Nature, Vol.388, No.6645, 865-868, 1997
Critical-Behavior and the Evolution of Fault Strength During Earthquake Cycles
The problem of how fault rheology and heterogeneity interact to produce the observed scaling of earthquakes (such as the power-law moment-frequency relationship) remains largely unsolved. Rock friction experiments have elucidated the properties of smooth faults(1-3), but seem insufficient to explain the observed complexity of real fault dynamics(4,5). The recognition of a connection between fault-related processes and critical phenomena in other physical systems, together with numerical models of repeated earthquakes, have resulted in significant progress in the theoretical interpretation of earthquake scaling(4-14). But fault rheology and heterogeneity have so far been treated separately.
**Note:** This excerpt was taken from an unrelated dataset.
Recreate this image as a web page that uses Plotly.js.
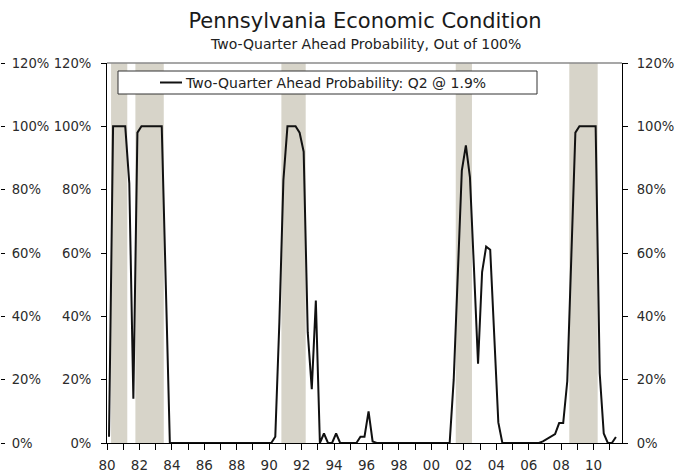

Here I attempt to unify the requirements of fault rheology and heterogeneity using numerical calculations of quantized slip in an elastic continuum, I show that cyclical fault strength evolves naturally by means of a statistical selection for high-strength fault patches (asperities), resulting in the accumulation and eventual failure of those asperities, The applicability of these results to real fault systems is supported by a recent analysis of time-dependent earthquake statistics(15). These results imply that self-similarity and criticality on a fault emerge during an earthquake cycle, and suggest that the character of local seismicity can be useful in earthquake forecasting by revealing how advanced a fault is within its cycle.